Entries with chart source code

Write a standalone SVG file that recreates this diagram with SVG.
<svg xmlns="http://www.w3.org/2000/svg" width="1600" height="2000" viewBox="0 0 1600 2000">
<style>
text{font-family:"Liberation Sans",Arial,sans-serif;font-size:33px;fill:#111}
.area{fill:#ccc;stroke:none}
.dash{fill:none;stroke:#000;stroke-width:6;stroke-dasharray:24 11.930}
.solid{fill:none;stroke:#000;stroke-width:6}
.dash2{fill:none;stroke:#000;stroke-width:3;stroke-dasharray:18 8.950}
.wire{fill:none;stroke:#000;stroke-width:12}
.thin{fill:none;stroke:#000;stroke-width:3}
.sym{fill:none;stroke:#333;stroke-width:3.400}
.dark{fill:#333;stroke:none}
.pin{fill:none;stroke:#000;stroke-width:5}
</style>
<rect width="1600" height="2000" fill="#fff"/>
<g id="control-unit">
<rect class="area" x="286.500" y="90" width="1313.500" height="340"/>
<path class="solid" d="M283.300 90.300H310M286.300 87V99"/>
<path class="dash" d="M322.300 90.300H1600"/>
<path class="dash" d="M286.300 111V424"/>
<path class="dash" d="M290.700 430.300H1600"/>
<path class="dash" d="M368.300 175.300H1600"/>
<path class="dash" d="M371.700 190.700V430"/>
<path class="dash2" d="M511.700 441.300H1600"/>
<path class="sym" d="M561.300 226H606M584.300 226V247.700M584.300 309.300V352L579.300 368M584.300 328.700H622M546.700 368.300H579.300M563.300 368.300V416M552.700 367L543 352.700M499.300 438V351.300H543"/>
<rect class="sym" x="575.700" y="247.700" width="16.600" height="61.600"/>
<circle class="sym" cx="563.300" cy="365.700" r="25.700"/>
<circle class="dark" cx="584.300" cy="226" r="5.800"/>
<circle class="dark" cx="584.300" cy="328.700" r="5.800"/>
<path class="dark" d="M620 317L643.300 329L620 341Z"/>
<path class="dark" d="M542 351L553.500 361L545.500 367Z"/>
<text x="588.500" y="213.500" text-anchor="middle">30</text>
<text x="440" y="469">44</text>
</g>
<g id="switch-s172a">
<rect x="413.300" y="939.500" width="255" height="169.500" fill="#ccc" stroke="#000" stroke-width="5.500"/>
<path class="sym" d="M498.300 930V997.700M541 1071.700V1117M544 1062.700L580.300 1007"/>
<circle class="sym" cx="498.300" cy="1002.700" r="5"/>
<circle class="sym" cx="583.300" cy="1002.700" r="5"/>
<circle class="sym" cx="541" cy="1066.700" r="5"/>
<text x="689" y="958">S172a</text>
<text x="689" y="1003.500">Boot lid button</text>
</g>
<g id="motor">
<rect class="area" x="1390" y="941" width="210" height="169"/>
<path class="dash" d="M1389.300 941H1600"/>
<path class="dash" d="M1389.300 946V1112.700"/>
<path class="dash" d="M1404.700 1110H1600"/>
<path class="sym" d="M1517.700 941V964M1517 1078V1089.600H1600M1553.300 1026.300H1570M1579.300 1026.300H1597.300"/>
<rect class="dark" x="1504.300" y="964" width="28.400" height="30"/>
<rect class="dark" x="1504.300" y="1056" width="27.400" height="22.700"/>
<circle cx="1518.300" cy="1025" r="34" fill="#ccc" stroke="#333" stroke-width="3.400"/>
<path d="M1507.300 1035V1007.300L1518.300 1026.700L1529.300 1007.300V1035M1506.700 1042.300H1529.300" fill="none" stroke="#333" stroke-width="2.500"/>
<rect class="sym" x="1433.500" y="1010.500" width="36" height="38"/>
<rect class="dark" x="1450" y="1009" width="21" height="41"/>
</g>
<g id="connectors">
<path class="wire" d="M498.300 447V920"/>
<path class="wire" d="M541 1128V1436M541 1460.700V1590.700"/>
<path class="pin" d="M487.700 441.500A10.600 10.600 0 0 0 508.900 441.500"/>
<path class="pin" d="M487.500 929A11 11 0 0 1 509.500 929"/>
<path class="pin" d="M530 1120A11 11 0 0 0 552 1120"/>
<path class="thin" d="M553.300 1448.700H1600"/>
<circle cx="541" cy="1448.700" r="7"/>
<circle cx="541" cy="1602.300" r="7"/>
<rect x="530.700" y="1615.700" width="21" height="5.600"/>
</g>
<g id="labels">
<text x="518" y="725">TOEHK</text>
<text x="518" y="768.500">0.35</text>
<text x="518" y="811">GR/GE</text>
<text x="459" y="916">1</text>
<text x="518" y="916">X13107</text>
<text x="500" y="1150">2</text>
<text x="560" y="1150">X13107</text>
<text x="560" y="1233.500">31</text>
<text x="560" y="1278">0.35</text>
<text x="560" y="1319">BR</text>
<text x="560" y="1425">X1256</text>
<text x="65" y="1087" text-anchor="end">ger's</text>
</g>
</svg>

* * *

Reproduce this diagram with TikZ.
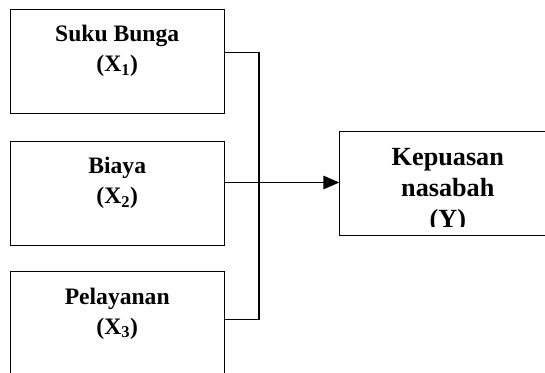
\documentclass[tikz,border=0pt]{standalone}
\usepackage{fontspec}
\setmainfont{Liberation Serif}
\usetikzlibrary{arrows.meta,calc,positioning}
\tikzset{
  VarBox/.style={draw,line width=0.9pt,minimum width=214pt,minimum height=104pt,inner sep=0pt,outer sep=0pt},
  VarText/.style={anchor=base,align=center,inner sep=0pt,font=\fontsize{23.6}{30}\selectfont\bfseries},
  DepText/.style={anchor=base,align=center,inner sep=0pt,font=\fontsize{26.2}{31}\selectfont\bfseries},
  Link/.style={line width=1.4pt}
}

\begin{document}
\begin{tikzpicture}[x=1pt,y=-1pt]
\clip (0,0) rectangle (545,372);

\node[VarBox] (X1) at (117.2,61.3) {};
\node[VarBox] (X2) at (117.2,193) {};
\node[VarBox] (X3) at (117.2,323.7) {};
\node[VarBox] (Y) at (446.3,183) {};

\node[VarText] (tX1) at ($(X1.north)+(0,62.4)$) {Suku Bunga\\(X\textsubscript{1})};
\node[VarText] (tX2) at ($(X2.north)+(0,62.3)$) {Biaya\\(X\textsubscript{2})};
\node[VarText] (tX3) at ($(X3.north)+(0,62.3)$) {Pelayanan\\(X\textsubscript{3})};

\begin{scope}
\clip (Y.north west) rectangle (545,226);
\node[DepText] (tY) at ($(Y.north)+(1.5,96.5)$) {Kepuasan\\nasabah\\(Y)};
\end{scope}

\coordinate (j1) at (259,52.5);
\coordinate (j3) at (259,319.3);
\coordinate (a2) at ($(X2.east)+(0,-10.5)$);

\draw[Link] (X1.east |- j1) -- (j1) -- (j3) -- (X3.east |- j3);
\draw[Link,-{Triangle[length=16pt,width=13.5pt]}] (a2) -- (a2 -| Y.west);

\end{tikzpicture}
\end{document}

### Exercise requirements
Only the lines between the line with "Reproduce this diagram with TikZ." and the line with "(a2) at ($(X2.east)+(0,-10.5)$);", inclusive, should be reproduced, exactly as written and without pictures.

### Response below
Reproduce this diagram with TikZ.
\documentclass[tikz,border=0pt]{standalone}
\usepackage{fontspec}
\setmainfont{Liberation Serif}
\usetikzlibrary{arrows.meta,calc,positioning}
\tikzset{
  VarBox/.style={draw,line width=0.9pt,minimum width=214pt,minimum height=104pt,inner sep=0pt,outer sep=0pt},
  VarText/.style={anchor=base,align=center,inner sep=0pt,font=\fontsize{23.6}{30}\selectfont\bfseries},
  DepText/.style={anchor=base,align=center,inner sep=0pt,font=\fontsize{26.2}{31}\selectfont\bfseries},
  Link/.style={line width=1.4pt}
}

\begin{document}
\begin{tikzpicture}[x=1pt,y=-1pt]
\clip (0,0) rectangle (545,372);

\node[VarBox] (X1) at (117.2,61.3) {};
\node[VarBox] (X2) at (117.2,193) {};
\node[VarBox] (X3) at (117.2,323.7) {};
\node[VarBox] (Y) at (446.3,183) {};

\node[VarText] (tX1) at ($(X1.north)+(0,62.4)$) {Suku Bunga\\(X\textsubscript{1})};
\node[VarText] (tX2) at ($(X2.north)+(0,62.3)$) {Biaya\\(X\textsubscript{2})};
\node[VarText] (tX3) at ($(X3.north)+(0,62.3)$) {Pelayanan\\(X\textsubscript{3})};

\begin{scope}
\clip (Y.north west) rectangle (545,226);
\node[DepText] (tY) at ($(Y.north)+(1.5,96.5)$) {Kepuasan\\nasabah\\(Y)};
\end{scope}

\coordinate (j1) at (259,52.5);
\coordinate (j3) at (259,319.3);
\coordinate (a2) at ($(X2.east)+(0,-10.5)$);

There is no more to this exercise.